Autriche, 1938. Kristoff, un jeune orphelin viennois, est apprenti chez Frederick Faber, un maître graveur, créateur de timbres. Il tombe amoureux de sa fille, l’intrépide Eléna, avec laquelle il s’engage dans la résistance autrichienne. Mais tous deux sont bientôt pris dans le chaos de la guerre…
Los Angeles, 1989. Katie Nelson découvre dans la maison familiale une riche collection de timbres ayant appartenu à son père. Parmi ceux-ci, une mystérieuse lettre scellée datant de la Seconde Guerre mondiale et ornée d’un élégant timbre qui attire son attention. Troublée, Katie décide de mener l’enquête.

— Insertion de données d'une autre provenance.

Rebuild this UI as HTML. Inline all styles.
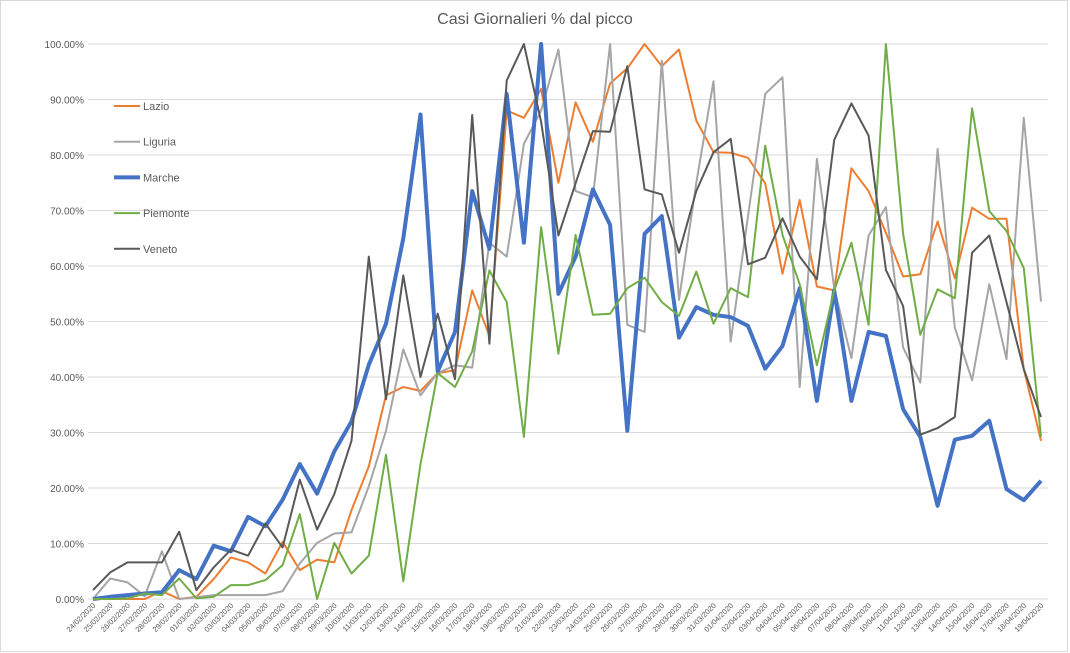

Feuille à feuille, couloirs après couloirs dans ce labyrinthe qui nous entraîne au cœur du pire, de l’espoir à l’effondrement, de vérités en mensonges, du combat pour la liberté, le respect des uns des autres, la démocratie, la résistance aux bourreaux, Jillian Cantor nous convoque à revisiter l’histoire de quelques-uns qui forment la Grande Histoire, celle de victimes comme de héros presque ordinaires dans une époque troublée. « Qui tue un homme tue l’Humanité ! Qui sauve un homme sauve l’Humanité ! » Parce que tout oublier serait une tragédie pour les vivants et les morts.
Un roman bouleversant et juste. Une plume aérienne et précise. Une démarche humaniste à porter de lecteur en lecteur…
La vie secrète d’Eléna Faber, Jillian Cantor, Éditions Préludes.380 pages. Parution : mai 2018. 15,90 €. Titre original : The lost Letter. Traduit de l’anglais par Pascale Haas.
Lire un extrait : ici
Jillian Cantor est diplômée d’anglais. Elle est née et a grandi dans la banlieue de Philadelphie et vit actuellement avec son mari et ses deux enfants dans l’Arizona. La Vie secrète d’Elena Faber est son premier roman traduit en France.